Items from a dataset
****

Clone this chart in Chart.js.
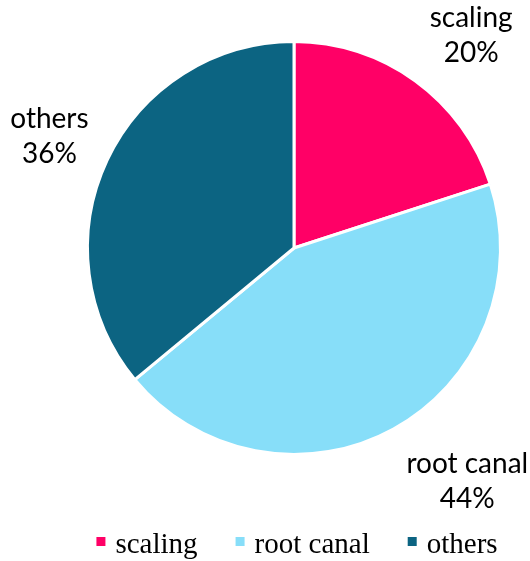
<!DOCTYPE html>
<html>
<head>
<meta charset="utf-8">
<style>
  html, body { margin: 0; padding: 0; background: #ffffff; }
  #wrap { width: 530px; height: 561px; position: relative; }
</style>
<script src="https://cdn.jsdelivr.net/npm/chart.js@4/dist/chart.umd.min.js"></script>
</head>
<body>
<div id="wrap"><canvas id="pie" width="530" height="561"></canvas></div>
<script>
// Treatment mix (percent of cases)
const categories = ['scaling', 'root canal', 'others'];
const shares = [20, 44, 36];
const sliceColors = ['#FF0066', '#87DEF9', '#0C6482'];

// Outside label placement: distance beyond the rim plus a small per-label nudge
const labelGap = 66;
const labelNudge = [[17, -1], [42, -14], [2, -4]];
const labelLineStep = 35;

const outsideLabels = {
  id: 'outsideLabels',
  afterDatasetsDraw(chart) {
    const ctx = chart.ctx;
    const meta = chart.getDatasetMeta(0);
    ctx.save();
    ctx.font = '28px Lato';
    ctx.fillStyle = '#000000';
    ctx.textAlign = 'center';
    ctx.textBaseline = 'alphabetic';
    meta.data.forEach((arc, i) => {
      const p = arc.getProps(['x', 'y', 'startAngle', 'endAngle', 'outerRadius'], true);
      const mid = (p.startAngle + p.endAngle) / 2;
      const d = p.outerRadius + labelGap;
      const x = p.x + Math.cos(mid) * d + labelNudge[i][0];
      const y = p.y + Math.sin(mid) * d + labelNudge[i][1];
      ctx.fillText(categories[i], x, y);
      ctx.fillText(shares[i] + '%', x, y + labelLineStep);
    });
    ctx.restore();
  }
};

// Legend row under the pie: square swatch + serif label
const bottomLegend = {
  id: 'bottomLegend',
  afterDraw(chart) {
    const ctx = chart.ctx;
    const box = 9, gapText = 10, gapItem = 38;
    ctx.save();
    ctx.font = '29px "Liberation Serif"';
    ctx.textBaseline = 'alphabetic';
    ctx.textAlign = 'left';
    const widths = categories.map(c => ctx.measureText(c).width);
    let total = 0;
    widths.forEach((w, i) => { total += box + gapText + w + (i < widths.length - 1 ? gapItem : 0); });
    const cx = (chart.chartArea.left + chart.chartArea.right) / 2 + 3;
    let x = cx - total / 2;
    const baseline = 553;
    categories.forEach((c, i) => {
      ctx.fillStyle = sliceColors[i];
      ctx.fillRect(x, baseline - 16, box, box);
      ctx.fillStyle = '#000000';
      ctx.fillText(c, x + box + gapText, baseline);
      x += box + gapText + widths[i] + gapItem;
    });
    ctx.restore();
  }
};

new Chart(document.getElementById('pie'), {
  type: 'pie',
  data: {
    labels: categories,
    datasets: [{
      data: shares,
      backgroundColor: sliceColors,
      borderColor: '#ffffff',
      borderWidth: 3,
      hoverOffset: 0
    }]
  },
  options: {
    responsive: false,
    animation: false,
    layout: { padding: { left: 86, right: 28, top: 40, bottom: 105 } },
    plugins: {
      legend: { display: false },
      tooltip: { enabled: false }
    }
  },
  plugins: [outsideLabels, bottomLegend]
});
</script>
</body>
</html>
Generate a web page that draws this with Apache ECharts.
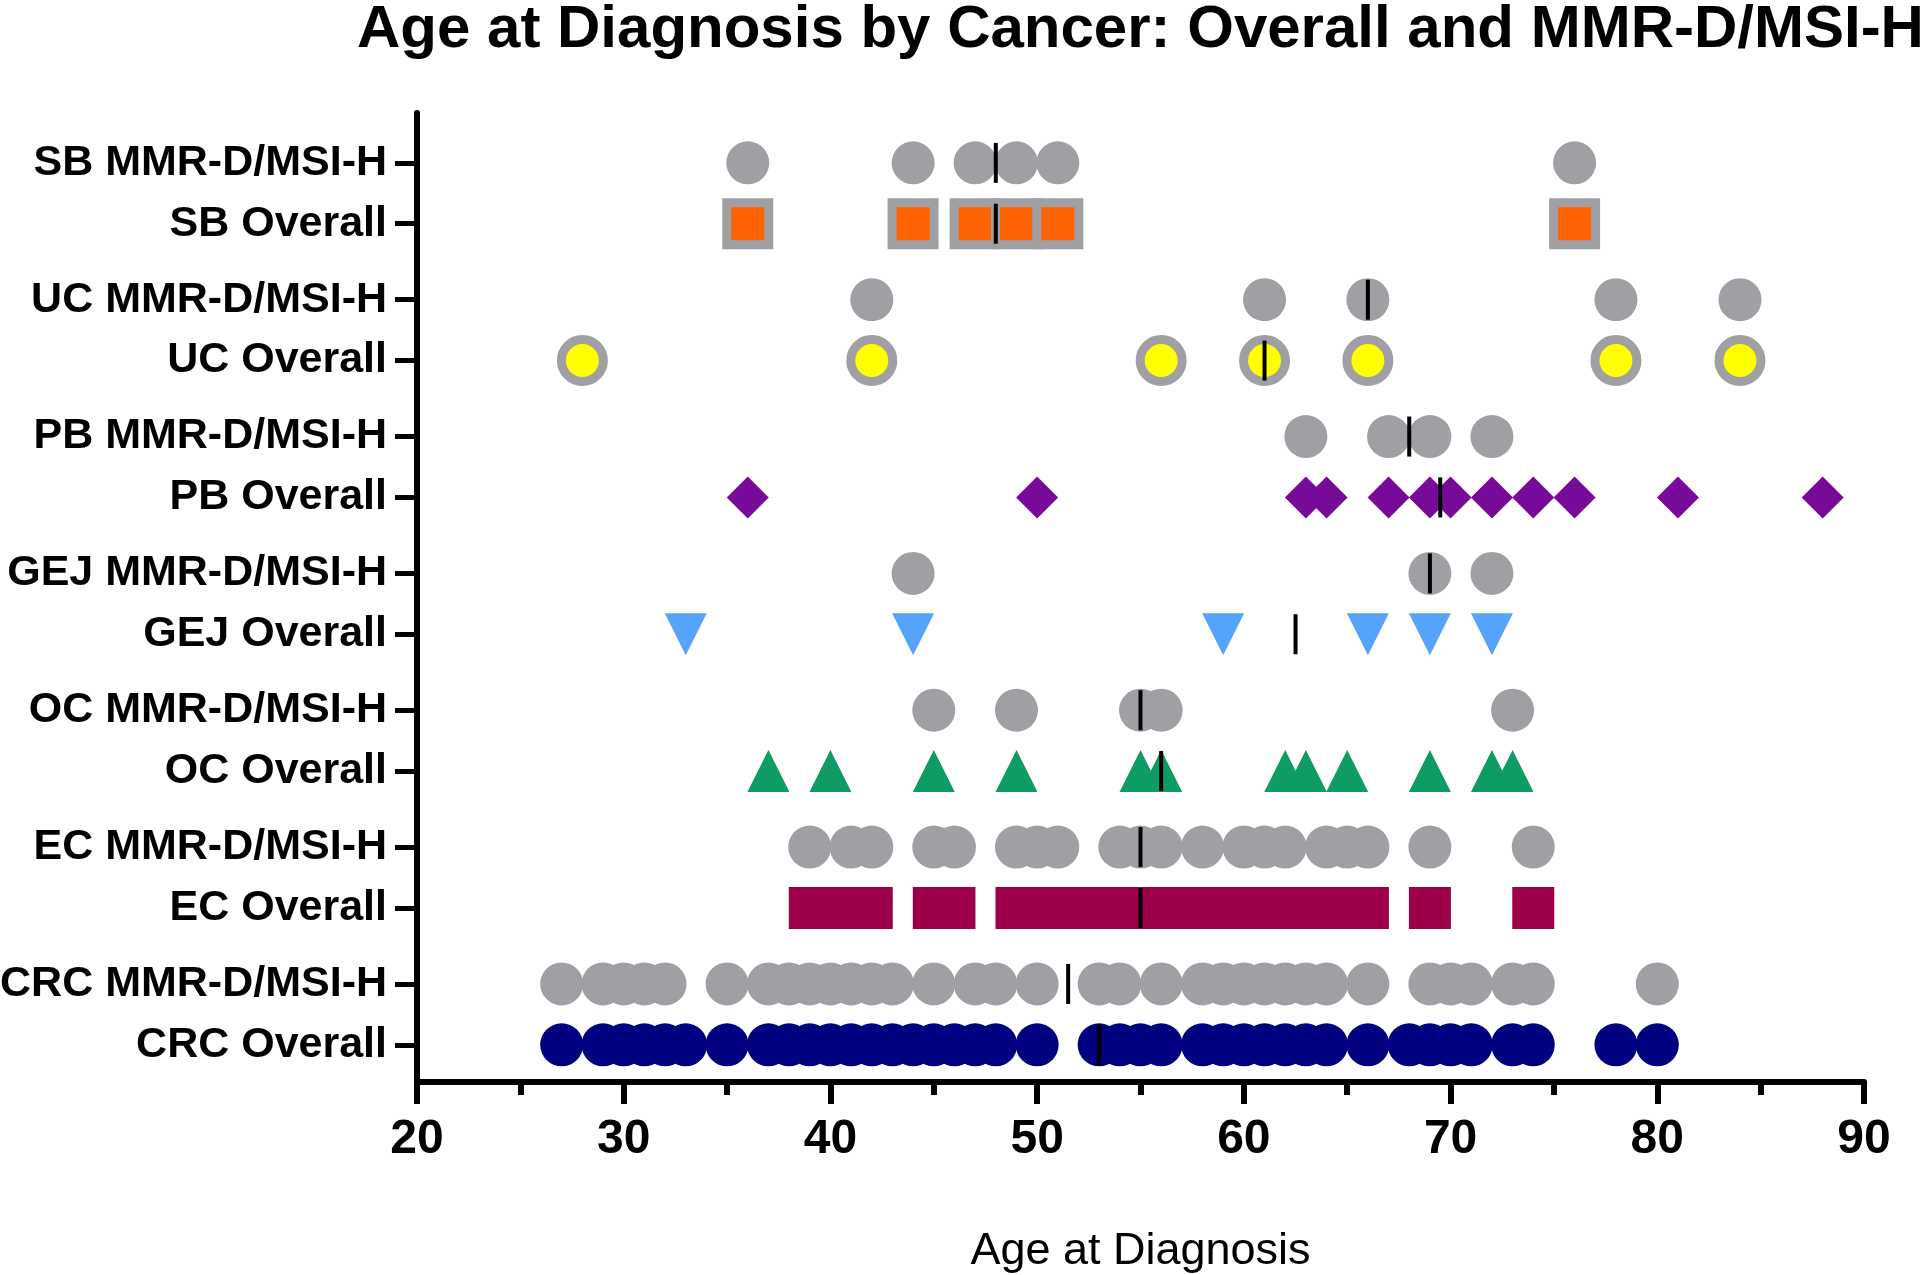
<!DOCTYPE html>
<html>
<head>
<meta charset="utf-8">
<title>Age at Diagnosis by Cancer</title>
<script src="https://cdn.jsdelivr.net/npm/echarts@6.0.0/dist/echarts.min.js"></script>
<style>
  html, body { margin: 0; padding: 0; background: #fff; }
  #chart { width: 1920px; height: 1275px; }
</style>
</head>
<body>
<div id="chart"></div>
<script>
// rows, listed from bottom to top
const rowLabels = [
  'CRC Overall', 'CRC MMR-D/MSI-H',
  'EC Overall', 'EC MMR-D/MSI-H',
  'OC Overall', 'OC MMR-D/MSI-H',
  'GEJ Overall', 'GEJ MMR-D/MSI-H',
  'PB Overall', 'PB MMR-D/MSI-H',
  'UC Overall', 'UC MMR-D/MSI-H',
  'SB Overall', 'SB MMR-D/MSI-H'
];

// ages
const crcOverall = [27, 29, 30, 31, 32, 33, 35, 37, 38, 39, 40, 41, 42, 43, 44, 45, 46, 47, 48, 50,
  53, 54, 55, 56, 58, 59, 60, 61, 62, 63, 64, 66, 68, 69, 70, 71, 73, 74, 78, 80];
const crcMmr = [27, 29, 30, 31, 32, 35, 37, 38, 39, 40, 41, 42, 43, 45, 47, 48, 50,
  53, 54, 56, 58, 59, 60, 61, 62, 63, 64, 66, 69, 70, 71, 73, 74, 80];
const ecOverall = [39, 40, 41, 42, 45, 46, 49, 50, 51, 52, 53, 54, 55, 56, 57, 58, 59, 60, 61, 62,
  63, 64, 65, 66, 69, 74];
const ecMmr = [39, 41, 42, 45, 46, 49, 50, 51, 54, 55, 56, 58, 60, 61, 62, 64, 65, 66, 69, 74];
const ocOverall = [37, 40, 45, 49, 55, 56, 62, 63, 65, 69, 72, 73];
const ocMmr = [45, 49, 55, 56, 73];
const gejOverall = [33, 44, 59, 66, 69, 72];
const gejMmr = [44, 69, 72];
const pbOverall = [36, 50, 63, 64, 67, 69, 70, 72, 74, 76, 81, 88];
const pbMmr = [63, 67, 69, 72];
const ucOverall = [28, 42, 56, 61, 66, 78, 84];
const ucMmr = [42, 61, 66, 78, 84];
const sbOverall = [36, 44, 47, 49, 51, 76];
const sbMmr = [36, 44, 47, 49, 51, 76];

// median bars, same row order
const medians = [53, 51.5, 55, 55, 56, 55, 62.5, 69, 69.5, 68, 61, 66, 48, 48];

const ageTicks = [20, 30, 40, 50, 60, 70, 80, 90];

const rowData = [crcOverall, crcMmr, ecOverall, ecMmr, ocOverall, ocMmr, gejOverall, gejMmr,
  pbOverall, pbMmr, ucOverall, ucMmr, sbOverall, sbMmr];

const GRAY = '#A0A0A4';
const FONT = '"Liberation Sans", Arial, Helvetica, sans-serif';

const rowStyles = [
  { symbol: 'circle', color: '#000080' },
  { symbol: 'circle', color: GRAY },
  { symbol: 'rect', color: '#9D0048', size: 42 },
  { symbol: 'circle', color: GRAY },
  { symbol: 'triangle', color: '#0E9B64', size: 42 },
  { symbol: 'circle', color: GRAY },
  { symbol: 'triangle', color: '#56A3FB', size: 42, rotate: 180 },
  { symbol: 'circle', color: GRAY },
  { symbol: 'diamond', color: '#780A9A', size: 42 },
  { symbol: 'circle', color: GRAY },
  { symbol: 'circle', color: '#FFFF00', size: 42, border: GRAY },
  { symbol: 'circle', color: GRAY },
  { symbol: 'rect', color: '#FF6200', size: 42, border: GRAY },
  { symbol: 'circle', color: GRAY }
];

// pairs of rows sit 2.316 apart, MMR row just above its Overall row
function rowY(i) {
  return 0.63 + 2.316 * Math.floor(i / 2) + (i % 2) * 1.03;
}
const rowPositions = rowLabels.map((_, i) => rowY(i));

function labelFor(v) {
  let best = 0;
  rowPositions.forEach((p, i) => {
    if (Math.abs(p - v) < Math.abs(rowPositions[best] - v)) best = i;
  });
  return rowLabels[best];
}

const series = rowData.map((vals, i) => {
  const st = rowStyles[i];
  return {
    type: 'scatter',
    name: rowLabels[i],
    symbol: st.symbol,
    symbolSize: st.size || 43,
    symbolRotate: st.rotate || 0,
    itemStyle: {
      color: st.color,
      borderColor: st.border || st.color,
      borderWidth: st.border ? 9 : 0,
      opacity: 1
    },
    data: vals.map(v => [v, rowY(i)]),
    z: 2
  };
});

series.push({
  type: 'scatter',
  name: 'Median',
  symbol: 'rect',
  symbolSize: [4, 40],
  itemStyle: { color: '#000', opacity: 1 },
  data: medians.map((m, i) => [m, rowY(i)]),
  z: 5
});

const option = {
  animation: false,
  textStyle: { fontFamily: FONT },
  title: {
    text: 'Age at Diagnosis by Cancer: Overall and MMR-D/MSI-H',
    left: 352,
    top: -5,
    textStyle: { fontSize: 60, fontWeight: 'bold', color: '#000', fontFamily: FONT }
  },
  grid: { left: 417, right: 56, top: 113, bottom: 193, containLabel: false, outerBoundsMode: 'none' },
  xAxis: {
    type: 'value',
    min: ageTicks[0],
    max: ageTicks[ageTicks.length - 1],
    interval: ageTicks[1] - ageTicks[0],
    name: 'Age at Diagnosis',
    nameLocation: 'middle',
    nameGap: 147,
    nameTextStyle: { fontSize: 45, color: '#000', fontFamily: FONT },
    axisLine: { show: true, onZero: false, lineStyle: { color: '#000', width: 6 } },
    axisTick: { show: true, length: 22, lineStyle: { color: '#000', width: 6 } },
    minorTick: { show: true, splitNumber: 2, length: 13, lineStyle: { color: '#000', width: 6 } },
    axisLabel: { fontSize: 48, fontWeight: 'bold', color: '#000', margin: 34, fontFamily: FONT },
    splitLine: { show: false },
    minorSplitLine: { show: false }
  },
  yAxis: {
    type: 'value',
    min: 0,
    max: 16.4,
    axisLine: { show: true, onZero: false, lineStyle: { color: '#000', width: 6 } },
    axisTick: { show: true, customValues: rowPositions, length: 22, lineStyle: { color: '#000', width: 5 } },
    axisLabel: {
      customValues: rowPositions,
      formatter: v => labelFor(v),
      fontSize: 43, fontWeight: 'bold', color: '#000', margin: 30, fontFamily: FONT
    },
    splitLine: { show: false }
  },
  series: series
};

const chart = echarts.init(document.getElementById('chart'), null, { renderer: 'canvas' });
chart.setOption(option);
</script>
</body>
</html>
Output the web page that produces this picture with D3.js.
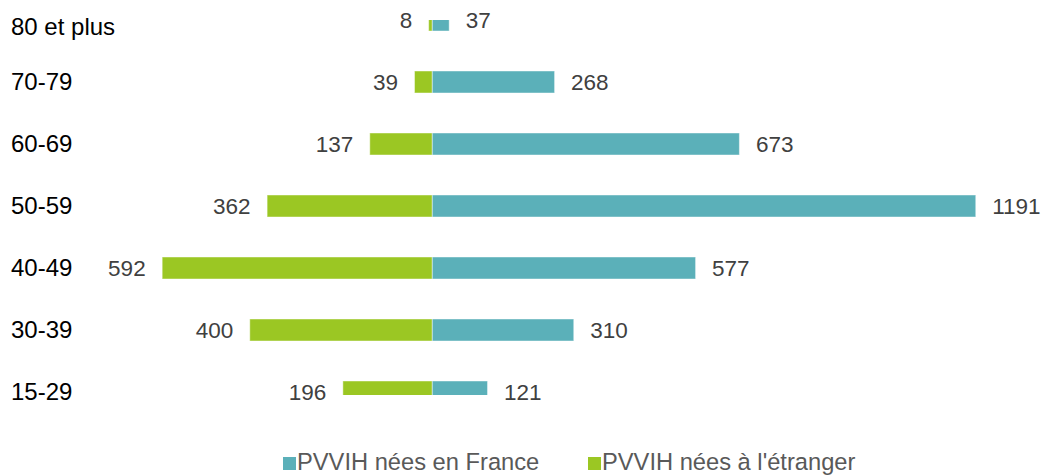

****

AIM: Taking the material above, give again exactly the lines from the one holding "Generate a web" through the one holding "const sbMmr = [36, 44, 47, 49, 51, 76];", with both ends and without pictures.

RESULT FOR THIS TASK:
Generate a web page that draws this with Apache ECharts.
<!DOCTYPE html>
<html>
<head>
<meta charset="utf-8">
<title>Age at Diagnosis by Cancer</title>
<script src="https://cdn.jsdelivr.net/npm/echarts@6.0.0/dist/echarts.min.js"></script>
<style>
  html, body { margin: 0; padding: 0; background: #fff; }
  #chart { width: 1920px; height: 1275px; }
</style>
</head>
<body>
<div id="chart"></div>
<script>
// rows, listed from bottom to top
const rowLabels = [
  'CRC Overall', 'CRC MMR-D/MSI-H',
  'EC Overall', 'EC MMR-D/MSI-H',
  'OC Overall', 'OC MMR-D/MSI-H',
  'GEJ Overall', 'GEJ MMR-D/MSI-H',
  'PB Overall', 'PB MMR-D/MSI-H',
  'UC Overall', 'UC MMR-D/MSI-H',
  'SB Overall', 'SB MMR-D/MSI-H'
];

// ages
const crcOverall = [27, 29, 30, 31, 32, 33, 35, 37, 38, 39, 40, 41, 42, 43, 44, 45, 46, 47, 48, 50,
  53, 54, 55, 56, 58, 59, 60, 61, 62, 63, 64, 66, 68, 69, 70, 71, 73, 74, 78, 80];
const crcMmr = [27, 29, 30, 31, 32, 35, 37, 38, 39, 40, 41, 42, 43, 45, 47, 48, 50,
  53, 54, 56, 58, 59, 60, 61, 62, 63, 64, 66, 69, 70, 71, 73, 74, 80];
const ecOverall = [39, 40, 41, 42, 45, 46, 49, 50, 51, 52, 53, 54, 55, 56, 57, 58, 59, 60, 61, 62,
  63, 64, 65, 66, 69, 74];
const ecMmr = [39, 41, 42, 45, 46, 49, 50, 51, 54, 55, 56, 58, 60, 61, 62, 64, 65, 66, 69, 74];
const ocOverall = [37, 40, 45, 49, 55, 56, 62, 63, 65, 69, 72, 73];
const ocMmr = [45, 49, 55, 56, 73];
const gejOverall = [33, 44, 59, 66, 69, 72];
const gejMmr = [44, 69, 72];
const pbOverall = [36, 50, 63, 64, 67, 69, 70, 72, 74, 76, 81, 88];
const pbMmr = [63, 67, 69, 72];
const ucOverall = [28, 42, 56, 61, 66, 78, 84];
const ucMmr = [42, 61, 66, 78, 84];
const sbOverall = [36, 44, 47, 49, 51, 76];
const sbMmr = [36, 44, 47, 49, 51, 76];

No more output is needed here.